DESCRIPTION OF THE TASK:
Among the entries, which lines carry the string "this"? Copy each of them.

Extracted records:
- - -
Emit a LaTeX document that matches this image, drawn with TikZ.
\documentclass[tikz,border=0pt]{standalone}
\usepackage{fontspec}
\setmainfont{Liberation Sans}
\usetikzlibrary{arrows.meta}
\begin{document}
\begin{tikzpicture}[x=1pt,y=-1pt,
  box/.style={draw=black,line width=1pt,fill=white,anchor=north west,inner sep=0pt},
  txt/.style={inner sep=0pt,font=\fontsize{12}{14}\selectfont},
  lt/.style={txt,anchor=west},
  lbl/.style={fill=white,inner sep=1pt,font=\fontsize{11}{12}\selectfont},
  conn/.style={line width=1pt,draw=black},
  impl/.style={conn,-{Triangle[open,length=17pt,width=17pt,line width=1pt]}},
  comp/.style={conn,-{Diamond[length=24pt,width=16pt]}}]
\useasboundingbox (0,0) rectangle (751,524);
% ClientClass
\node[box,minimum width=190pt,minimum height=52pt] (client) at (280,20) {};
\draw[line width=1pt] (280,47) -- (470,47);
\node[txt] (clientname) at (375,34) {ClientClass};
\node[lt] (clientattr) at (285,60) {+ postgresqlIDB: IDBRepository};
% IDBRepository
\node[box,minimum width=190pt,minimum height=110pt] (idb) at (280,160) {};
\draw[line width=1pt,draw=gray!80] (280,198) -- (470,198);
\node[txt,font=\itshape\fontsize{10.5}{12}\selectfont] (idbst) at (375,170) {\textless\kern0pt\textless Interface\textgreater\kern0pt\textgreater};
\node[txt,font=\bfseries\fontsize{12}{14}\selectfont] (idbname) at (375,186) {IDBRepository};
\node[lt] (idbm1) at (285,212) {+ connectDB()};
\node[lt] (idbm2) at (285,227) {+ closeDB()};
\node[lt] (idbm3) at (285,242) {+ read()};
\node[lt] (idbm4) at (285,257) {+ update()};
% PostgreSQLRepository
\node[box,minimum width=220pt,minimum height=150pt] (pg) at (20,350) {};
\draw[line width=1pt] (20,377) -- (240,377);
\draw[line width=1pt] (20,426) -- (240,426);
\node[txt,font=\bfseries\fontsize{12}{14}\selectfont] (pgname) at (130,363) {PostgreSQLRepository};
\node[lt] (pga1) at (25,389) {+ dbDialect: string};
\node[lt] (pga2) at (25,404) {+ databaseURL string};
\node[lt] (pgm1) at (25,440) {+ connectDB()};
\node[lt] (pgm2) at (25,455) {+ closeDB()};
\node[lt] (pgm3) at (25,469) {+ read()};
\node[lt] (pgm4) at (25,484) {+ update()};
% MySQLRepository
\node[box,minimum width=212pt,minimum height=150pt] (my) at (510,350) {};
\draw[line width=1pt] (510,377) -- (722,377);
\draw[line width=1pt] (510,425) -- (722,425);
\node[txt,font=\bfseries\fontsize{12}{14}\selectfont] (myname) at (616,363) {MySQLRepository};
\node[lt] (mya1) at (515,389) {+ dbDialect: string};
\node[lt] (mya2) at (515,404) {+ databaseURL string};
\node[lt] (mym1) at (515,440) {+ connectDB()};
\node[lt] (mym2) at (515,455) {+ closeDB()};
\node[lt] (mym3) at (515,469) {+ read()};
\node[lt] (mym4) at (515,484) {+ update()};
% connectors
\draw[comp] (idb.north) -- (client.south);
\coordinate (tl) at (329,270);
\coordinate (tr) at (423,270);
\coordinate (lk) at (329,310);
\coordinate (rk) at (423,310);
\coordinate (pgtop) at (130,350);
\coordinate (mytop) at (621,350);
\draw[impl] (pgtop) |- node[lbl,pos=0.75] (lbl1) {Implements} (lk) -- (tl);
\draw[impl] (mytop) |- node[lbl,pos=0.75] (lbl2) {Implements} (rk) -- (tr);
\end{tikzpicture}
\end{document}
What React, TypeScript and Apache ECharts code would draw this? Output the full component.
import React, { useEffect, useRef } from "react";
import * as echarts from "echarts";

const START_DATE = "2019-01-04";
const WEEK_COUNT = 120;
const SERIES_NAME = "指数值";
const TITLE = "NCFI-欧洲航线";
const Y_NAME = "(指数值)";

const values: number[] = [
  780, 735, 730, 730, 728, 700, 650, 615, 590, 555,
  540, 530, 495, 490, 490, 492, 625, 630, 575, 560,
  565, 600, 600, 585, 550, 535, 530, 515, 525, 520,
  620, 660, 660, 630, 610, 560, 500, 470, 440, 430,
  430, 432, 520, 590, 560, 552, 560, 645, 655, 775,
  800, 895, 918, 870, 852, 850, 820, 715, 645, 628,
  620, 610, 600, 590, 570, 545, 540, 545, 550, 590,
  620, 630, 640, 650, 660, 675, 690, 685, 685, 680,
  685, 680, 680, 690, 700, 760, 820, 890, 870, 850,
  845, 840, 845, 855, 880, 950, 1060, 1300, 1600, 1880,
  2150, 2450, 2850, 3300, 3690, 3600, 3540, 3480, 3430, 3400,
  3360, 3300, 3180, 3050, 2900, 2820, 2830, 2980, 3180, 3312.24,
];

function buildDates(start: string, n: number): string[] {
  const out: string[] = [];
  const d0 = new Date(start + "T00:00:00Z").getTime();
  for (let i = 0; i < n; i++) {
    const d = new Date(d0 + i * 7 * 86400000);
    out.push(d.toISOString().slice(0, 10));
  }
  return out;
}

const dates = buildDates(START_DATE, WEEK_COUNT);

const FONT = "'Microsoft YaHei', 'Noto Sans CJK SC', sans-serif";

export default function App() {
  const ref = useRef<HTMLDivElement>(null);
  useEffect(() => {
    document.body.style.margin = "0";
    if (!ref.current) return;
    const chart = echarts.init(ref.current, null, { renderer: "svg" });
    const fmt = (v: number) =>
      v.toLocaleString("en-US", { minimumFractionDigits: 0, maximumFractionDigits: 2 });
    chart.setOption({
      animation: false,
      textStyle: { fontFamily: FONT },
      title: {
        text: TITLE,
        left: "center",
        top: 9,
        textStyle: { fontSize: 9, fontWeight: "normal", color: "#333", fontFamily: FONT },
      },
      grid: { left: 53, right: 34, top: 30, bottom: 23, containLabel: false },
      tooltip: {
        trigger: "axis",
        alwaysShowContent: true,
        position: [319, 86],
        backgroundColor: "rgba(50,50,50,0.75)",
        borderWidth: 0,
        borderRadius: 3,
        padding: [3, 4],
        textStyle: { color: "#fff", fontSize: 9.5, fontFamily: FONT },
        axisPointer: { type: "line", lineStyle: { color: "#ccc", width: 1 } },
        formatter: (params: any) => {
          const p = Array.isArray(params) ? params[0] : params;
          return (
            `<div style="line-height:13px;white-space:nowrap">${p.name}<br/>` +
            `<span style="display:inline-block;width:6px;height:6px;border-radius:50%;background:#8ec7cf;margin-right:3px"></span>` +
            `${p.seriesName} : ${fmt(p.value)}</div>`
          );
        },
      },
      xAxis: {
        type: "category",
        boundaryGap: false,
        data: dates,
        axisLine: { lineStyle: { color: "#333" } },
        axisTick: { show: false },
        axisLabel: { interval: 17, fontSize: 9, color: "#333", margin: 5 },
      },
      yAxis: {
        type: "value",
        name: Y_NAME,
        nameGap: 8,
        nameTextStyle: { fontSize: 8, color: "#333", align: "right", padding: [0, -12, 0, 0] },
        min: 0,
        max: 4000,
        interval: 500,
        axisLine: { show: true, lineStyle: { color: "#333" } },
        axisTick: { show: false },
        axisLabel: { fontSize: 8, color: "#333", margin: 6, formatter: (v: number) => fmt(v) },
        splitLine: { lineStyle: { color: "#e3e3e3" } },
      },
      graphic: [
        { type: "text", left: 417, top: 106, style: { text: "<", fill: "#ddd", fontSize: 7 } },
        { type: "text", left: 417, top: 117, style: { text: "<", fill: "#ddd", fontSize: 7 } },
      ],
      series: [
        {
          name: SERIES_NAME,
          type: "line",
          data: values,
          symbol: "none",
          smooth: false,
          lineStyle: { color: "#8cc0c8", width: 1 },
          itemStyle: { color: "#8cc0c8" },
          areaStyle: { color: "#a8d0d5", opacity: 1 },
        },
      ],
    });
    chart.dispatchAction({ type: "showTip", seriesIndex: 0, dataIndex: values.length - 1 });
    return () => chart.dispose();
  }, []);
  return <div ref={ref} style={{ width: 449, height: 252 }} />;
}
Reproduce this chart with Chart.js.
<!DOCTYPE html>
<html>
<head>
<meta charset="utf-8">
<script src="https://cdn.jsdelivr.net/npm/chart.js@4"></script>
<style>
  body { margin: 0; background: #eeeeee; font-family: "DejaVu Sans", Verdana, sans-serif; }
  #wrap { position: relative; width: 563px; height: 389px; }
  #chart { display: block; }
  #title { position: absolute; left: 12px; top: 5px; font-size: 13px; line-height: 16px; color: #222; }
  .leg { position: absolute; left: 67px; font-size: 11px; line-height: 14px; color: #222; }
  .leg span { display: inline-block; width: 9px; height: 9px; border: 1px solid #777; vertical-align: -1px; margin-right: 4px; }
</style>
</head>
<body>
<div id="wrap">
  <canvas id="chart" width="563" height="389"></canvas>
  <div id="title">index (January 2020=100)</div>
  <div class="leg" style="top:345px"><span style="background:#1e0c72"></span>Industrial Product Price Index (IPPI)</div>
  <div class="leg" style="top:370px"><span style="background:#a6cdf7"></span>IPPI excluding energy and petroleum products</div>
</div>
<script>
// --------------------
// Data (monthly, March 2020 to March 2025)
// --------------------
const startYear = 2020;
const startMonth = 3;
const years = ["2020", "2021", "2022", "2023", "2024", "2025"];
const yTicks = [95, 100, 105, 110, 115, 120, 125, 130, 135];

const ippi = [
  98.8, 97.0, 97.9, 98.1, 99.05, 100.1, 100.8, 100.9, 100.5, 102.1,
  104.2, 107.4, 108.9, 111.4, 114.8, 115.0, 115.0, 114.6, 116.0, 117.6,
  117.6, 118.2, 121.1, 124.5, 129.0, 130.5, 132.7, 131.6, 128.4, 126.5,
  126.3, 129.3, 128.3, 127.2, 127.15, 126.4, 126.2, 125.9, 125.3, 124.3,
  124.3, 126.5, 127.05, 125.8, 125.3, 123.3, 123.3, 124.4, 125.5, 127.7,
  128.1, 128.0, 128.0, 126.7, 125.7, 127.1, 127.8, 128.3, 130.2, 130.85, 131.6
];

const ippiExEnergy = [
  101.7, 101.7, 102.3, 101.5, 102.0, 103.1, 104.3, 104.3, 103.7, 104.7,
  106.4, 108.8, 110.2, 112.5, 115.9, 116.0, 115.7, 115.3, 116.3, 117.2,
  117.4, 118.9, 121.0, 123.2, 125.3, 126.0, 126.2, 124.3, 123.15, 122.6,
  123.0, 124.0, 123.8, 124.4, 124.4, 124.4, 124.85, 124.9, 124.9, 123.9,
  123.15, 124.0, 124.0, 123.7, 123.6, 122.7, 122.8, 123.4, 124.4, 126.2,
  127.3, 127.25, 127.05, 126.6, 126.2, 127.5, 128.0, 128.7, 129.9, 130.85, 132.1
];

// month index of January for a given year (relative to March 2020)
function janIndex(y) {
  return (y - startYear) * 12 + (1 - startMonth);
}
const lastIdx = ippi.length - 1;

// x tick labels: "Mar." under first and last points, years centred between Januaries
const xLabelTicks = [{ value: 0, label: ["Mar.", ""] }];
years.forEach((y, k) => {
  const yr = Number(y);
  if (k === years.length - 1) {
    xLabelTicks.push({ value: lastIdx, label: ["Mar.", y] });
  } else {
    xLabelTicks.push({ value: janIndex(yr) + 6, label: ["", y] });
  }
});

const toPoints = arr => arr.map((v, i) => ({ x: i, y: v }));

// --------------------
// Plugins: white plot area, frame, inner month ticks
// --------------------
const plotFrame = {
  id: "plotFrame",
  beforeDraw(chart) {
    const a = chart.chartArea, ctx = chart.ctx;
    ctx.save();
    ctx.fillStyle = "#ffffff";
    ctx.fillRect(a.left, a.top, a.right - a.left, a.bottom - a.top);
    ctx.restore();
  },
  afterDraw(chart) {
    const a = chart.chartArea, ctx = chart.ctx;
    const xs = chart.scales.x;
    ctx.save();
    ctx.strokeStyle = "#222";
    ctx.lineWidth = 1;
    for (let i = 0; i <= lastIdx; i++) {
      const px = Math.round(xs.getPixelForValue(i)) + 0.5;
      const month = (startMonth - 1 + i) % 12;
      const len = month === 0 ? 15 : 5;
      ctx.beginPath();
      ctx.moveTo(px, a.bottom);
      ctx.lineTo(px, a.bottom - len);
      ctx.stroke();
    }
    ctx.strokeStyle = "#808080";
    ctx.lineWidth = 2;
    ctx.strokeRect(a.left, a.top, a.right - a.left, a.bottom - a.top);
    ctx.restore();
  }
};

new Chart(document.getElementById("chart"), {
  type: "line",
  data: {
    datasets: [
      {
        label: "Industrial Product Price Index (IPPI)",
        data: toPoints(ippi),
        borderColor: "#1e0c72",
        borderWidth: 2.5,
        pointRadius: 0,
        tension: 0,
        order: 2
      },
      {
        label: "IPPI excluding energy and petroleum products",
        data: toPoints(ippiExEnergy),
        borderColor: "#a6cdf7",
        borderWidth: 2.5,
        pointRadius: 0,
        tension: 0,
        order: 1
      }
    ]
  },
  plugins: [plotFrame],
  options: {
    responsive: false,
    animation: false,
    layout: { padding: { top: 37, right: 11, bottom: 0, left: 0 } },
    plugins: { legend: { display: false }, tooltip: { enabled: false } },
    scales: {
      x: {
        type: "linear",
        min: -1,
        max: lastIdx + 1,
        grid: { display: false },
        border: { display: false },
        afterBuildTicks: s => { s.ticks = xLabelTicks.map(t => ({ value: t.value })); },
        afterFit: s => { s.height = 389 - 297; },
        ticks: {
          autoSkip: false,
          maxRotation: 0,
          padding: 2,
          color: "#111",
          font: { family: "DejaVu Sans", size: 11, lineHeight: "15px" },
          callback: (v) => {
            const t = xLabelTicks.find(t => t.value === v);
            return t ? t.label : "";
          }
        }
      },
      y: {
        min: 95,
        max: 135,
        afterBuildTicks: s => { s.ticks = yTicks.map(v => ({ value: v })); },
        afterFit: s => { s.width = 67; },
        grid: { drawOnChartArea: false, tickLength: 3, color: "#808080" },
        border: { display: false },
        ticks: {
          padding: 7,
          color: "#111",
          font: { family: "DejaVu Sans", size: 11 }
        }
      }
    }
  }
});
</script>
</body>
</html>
- - -
RESPONSE TO THE TASK:
Emit a LaTeX document that matches this image, drawn with TikZ.
What React, TypeScript and Apache ECharts code would draw this? Output the full component.
Reproduce this chart with Chart.js.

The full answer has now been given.